The installation of additional semi-continuous condition monitoring of the conveyor and an alternate splicing method also provided confidence in minimising further unplanned conveyor interruptions, said Cole.

“Pleasingly, ramp-up of underground ore movement at Pedra Branca was completed during the quarter ahead of schedule, and the Carajás East is on track to produce at the higher end of its unchanged guided range providing further confidence around our optionality to progress further low-cost expansion options in Brazil.”

Meanwhile, group unit costs were increased in the June guidance update, impacted by lower production at the Australian assets and industry inflation of circa 8% across all assets.

All-in sustaining costs are expected to reach between 160c/lb and 180c/lb, while C1 cash costs are targeted at between 105c/lb and 120c/lb, compared with the previous all-in sustaining cost target of between 135c/lb and 155c/lb, and the C1 cash cost target of between 85c/lb and 95c/lb.

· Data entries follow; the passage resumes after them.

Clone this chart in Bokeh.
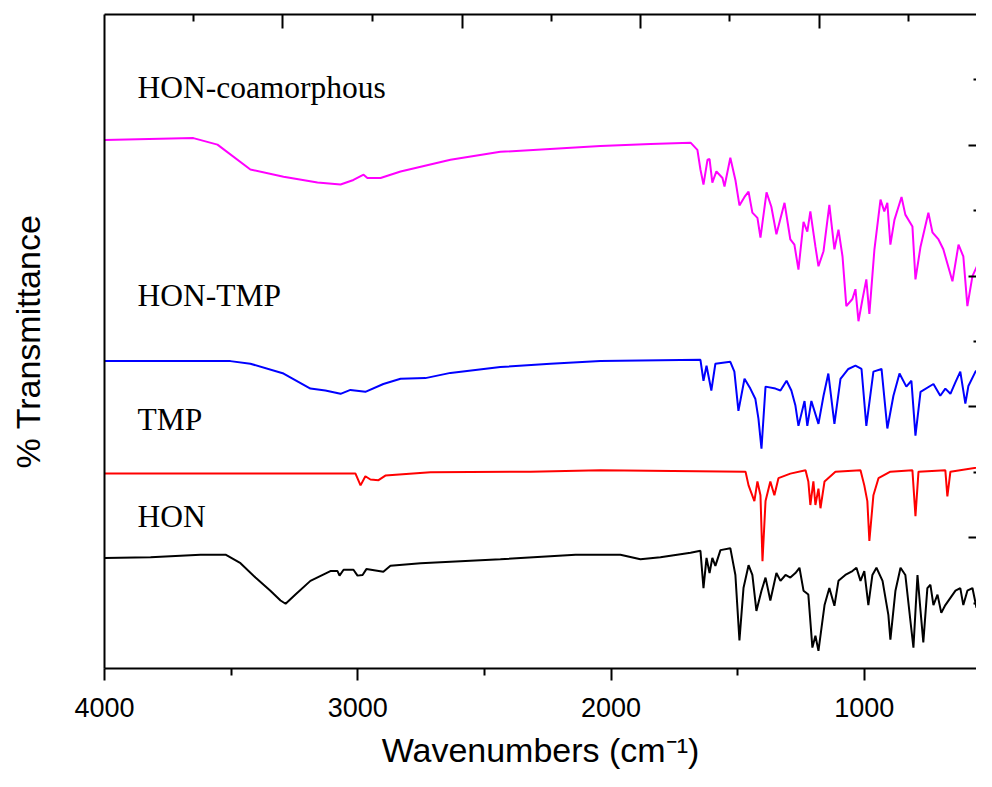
from bokeh.plotting import figure
from bokeh.models import Range1d, LinearAxis, FixedTicker, Label
from bokeh.embed import file_html
from bokeh.resources import INLINE

# ---------------- data ----------------
# x: wavenumber (cm-1), y: offset % transmittance (arbitrary units, stacked)
coam_wn = [4000, 3649, 3554, 3424, 3293, 3159, 3068, 3017, 2977, 2962, 2910, 2831, 2634, 2437, 2042, 1844,
           1686, 1659, 1647, 1635, 1619, 1611, 1600, 1584, 1560, 1552, 1529, 1509, 1493, 1473, 1457, 1442,
           1422, 1410, 1386, 1367, 1347, 1315, 1292, 1276, 1260, 1240, 1225, 1213, 1193, 1181, 1161, 1138,
           1118, 1102, 1086, 1071, 1047, 1035, 1023, 1007, 992, 980, 960, 936, 921, 909, 897, 881, 853, 838,
           810, 798, 778, 747, 731, 707, 688, 652, 628, 609, 593, 573, 542, 514, 494]
coam_t = [80.8, 81.1, 80.1, 76.3, 75.2, 74.3, 74.0, 74.7, 75.5, 75.0, 75.0, 76.0, 77.8, 79.0, 79.9, 80.2,
          80.4, 79.3, 76.3, 74.0, 77.8, 77.9, 74.3, 76.0, 75.0, 73.7, 78.1, 74.7, 70.8, 72.1, 72.9, 69.7,
          68.9, 65.9, 72.8, 70.6, 66.4, 71.2, 65.6, 64.8, 61.0, 68.3, 66.8, 69.9, 64.5, 61.5, 63.8, 70.9,
          64.1, 67.1, 63.0, 55.4, 56.5, 58.0, 53.1, 56.5, 59.5, 54.2, 64.1, 71.7, 69.9, 71.2, 64.8, 68.6, 72.1, 69.4,
          67.6, 59.5, 64.5, 69.7, 66.7, 65.6, 64.1, 59.2, 64.8, 63.0, 55.4, 60.0, 62.6, 64.1, 61.5]

tmpco_wn = [4000, 3503, 3424, 3293, 3187, 3128, 3068, 3029, 2970, 2899, 2831, 2733, 2634, 2437, 2239, 2042,
            1647, 1635, 1623, 1604, 1588, 1529, 1513, 1497, 1473, 1450, 1430, 1418, 1406, 1390, 1351, 1331,
            1307, 1288, 1272, 1260, 1236, 1225, 1209, 1181, 1161, 1142, 1118, 1094, 1063, 1035, 1011, 992,
            964, 932, 909, 885, 861, 834, 814, 798, 778, 727, 700, 680, 660, 640, 621, 601, 589, 561, 522, 494]
tmpco_t = [47.0, 47.0, 46.6, 45.1, 42.8, 42.5, 42.0, 42.6, 42.3, 43.5, 44.3, 44.4, 45.2, 46.1, 46.6, 47.0,
           47.2, 44.0, 46.3, 42.5, 46.6, 46.9, 45.4, 39.4, 44.3, 42.8, 41.2, 38.2, 33.6, 43.1, 42.8, 42.5,
           44.0, 42.5, 40.2, 37.1, 40.9, 37.1, 40.9, 37.4, 41.7, 45.1, 37.4, 44.3, 45.8, 46.3, 45.8, 37.1,
           45.4, 45.8, 36.7, 41.7, 45.1, 43.1, 44.0, 35.6, 42.3, 43.5, 41.7, 42.8, 42.0, 43.8, 45.4, 40.5, 43.2, 45.4, 46.6, 45.8]

tmp_wn = [4000, 3009, 2989, 2970, 2950, 2918, 2891, 2713, 2318, 2042, 1469, 1457, 1434, 1422, 1410, 1402,
          1390, 1371, 1355, 1339, 1292, 1232, 1221, 1213, 1201, 1193, 1181, 1173, 1157, 1114, 1015, 1000,
          988, 980, 964, 944, 897, 810, 798, 786, 680, 672, 660, 494]
tmp_t = [29.8, 29.8, 28.0, 29.4, 28.9, 28.8, 29.5, 30.0, 30.1, 30.3, 30.1, 28.0, 25.6, 28.6, 26.5, 16.4,
         25.6, 28.6, 26.5, 29.1, 29.8, 30.3, 28.6, 25.0, 28.6, 25.0, 27.5, 24.5, 28.6, 30.1, 30.3, 28.0,
         25.6, 19.5, 26.5, 29.1, 30.1, 30.3, 23.3, 30.1, 30.3, 26.3, 30.1, 31.1]

hon_wn = [4000, 3818, 3621, 3522, 3463, 3404, 3345, 3305, 3285, 3246, 3187, 3108, 3080, 3072, 3056, 3017,
          3001, 2981, 2966, 2899, 2871, 2752, 2437, 2140, 1963, 1884, 1805, 1686, 1647, 1635, 1623, 1611,
          1600, 1588, 1568, 1529, 1509, 1493, 1477, 1457, 1442, 1426, 1406, 1390, 1371, 1347, 1331, 1311,
          1292, 1272, 1256, 1240, 1221, 1205, 1193, 1181, 1169, 1157, 1138, 1118, 1102, 1075, 1047, 1031,
          1015, 1000, 984, 968, 952, 928, 905, 897, 877, 857, 838, 818, 806, 790, 778, 767, 751, 739, 727,
          711, 696, 680, 660, 640, 621, 609, 593, 573, 557, 542, 522, 494]
hon_t = [16.9, 17.0, 17.4, 17.4, 16.1, 13.9, 11.9, 10.4, 9.9, 11.3, 13.4, 14.9, 14.9, 14.2, 15.1, 15.1,
         14.2, 14.3, 15.2, 14.8, 15.7, 16.1, 16.7, 17.4, 17.4, 16.7, 17.0, 17.7, 18.0, 12.3, 16.9, 14.6,
         16.9, 15.7, 18.1, 18.4, 14.3, 4.3, 12.3, 15.8, 14.3, 8.8, 11.9, 13.9, 10.4, 14.6, 13.4, 14.3,
         13.9, 14.6, 15.4, 11.9, 11.3, 3.2, 5.0, 2.7, 6.2, 9.7, 12.3, 9.6, 13.4, 14.3, 14.9, 15.4,
         13.4, 14.9, 9.7, 14.3, 15.4, 13.4, 8.2, 4.4, 11.9, 15.4, 14.3, 7.3, 3.2, 14.3, 8.8, 4.0, 12.3, 12.8, 9.7,
         11.3, 8.5, 9.7, 10.8, 11.9, 12.3, 9.7, 11.9, 12.3, 9.3, 10.4, 9.7, 10.5]

series_names = ["HON-coamorphous", "HON-TMP", "TMP", "HON"]
series_wn = [coam_wn, tmpco_wn, tmp_wn, hon_wn]
series_t = [coam_t, tmpco_t, tmp_t, hon_t]
series_colors = ["#FF00FF", "#0000FF", "#FF0000", "#000000"]
label_y = [88.8, 57.0, 38.0, 23.2]

bottom_major = [4000, 3000, 2000, 1000]
bottom_minor = [3500, 2500, 1500, 500]
top_major = [3297, 2587, 1884, 1177]
top_minor = [3649, 2942, 2235, 1532, 826]
right_major = [20, 40, 60, 80]
right_minor = [10, 30, 50, 70, 90]

# ---------------- figure ----------------
p = figure(width=976, height=771, output_backend="svg", toolbar_location=None,
           x_range=Range1d(4000, 557), y_range=Range1d(0, 100),
           x_axis_location=None, y_axis_location=None,
           min_border_left=104, min_border_top=14, min_border_right=0, min_border_bottom=100)
p.outline_line_color = None
p.xgrid.grid_line_color = None
p.ygrid.grid_line_color = None
p.background_fill_color = "white"
p.border_fill_color = "white"

SANS = "Liberation Sans"
SERIF = "Liberation Serif"

for wn, t, c in zip(series_wn, series_t, series_colors):
    p.line(wn, t, line_color=c, line_width=2)

for name, lyv in zip(series_names, label_y):
    p.add_layout(Label(x=3870, y=lyv, text=name, text_font=SERIF, text_font_size="31.5px",
                       text_color="black", text_baseline="alphabetic", text_align="left"))

# bottom axis
bx = LinearAxis(ticker=FixedTicker(ticks=bottom_major, minor_ticks=bottom_minor))
bx.axis_line_width = 2
bx.major_tick_line_width = 2
bx.minor_tick_line_width = 2
bx.major_tick_in = 0
bx.major_tick_out = 12
bx.minor_tick_in = 0
bx.minor_tick_out = 7
bx.major_label_text_font = SANS
bx.major_label_text_font_size = "27px"
bx.major_label_text_color = "black"
bx.major_label_standoff = 17
bx.axis_label = "Wavenumbers (cm\u207b\u00b9)"
bx.axis_label_text_font = SANS
bx.axis_label_text_font_size = "34px"
bx.axis_label_text_font_style = "normal"
bx.axis_label_text_color = "black"
bx.axis_label_standoff = 11
p.add_layout(bx, "below")

# left axis (line + title only)
ly_ax = LinearAxis(ticker=FixedTicker(ticks=[]))
ly_ax.axis_line_width = 2
ly_ax.major_tick_line_color = None
ly_ax.minor_tick_line_color = None
ly_ax.major_tick_in = 0
ly_ax.major_tick_out = 0
ly_ax.minor_tick_in = 0
ly_ax.minor_tick_out = 0
ly_ax.major_label_standoff = 0
ly_ax.axis_label = "% Transmittance"
ly_ax.axis_label_text_font = SANS
ly_ax.axis_label_text_font_size = "34px"
ly_ax.axis_label_text_font_style = "normal"
ly_ax.axis_label_text_color = "black"
ly_ax.axis_label_standoff = 58
p.add_layout(ly_ax, "left")

# top axis (inward ticks, no labels)
tx = LinearAxis(ticker=FixedTicker(ticks=top_major, minor_ticks=top_minor))
tx.axis_line_width = 2
tx.major_tick_line_width = 2
tx.minor_tick_line_width = 2
tx.major_tick_in = 14
tx.major_tick_out = 0
tx.minor_tick_in = 7
tx.minor_tick_out = 0
tx.major_label_text_font_size = "1px"
tx.major_label_text_color = None
tx.major_label_standoff = 0
p.add_layout(tx, "above")

# right axis (inward ticks, no line, no labels)
ry = LinearAxis(ticker=FixedTicker(ticks=right_major, minor_ticks=right_minor))
ry.axis_line_color = None
ry.major_tick_line_width = 2
ry.minor_tick_line_width = 2
ry.major_tick_in = 8
ry.major_tick_out = 0
ry.minor_tick_in = 3
ry.minor_tick_out = 0
ry.major_label_text_font_size = "1px"
ry.major_label_text_color = None
ry.major_label_standoff = 0
p.add_layout(ry, "right")

open("out.html", "w").write(file_html(p, INLINE))
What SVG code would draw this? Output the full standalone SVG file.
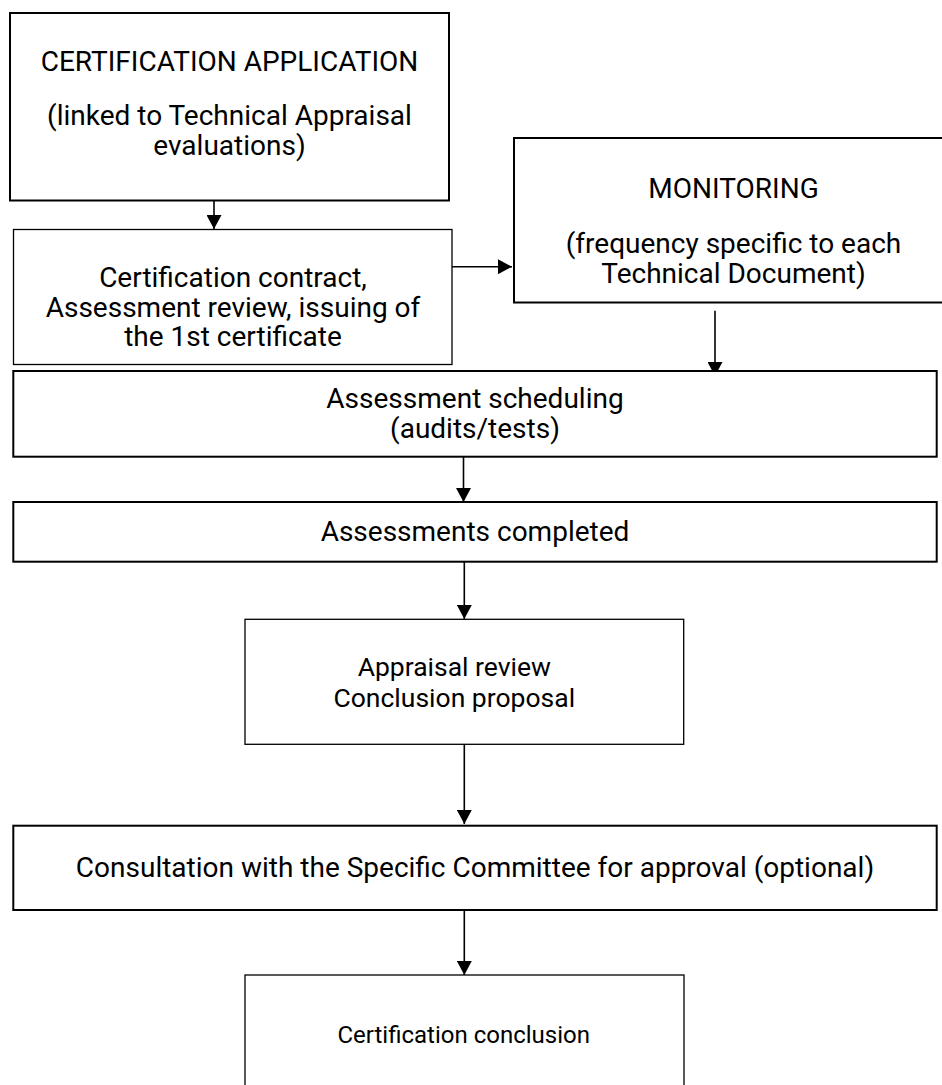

“A stronger operational performance is expected over the second half of the year at our Australian assets with remediation plans being actioned. However, new Covid variants and increasing infection rates across the community more broadly continue to pose a risk to operational productivity and guidance. The assets continue to actively manage resources to maintain safe and productive operations and to minimise disruption,” said Cole.

“Looking ahead, at Prominent Hill, work continues to advance future growth opportunities including increasing mining rates to fully utilise the increased capacity of the hoisting shaft from 6-million tonnes a year to 6.5-million tonnes a year. We also continue to assess the potential to access the near-surface targets at Walawuru and Papa via a trucking operation, in addition to the current trucking operation and future shaft operation.

“Study work has advanced and as we continue to understand the full potential of this opportunity we now expect to provide an update in the third quarter of 2022, earlier than originally planned.

“At Carrapateena, cave management remains the priority with the cave developing towards breakthrough to the surface. The tailings storage facility main embankment lift was completed ahead of schedule and under budget and the liner installation is on track for completion in the fourth quarter.”

Cole noted that the West Musgrave study progressed well during the quarter with the mining lease granted, and that extensive engagement with the Ngaanyatjara Community continued during the quarter and positive progress was made towards completion of the mining agreement.

The company is assessing the impact of cost inflation and the operational environment on project cost and schedule ahead of a final investment decision.

“We continue to explore the province potential of West Musgrave with the assessment of the Succoth copper deposit where drilling was completed in June. We now expect to release a Succoth mineral resource and life of province study in the first half of 2023 due to delays with core processing and laboratory results.

“The accelerated programme to deliver a prefeasibility study for Santa Lúcia, a potential additional satellite mine in the Carajás East Hub, in the fourth quarter of 2022 is progressing well with encouraging results from the drilling completed to date.

“While the copper price has weakened recently, the medium to long-term outlook remains strong for minerals linked to the renewable energy industry, like copper and nickel. Our focus for 2022 remains on safely delivering our operational targets, advancing our current growth projects and adding new growth options to the portfolio while we continue to strengthen our unique company culture, placing us in a positive position against forecast demand trends,” said Cole.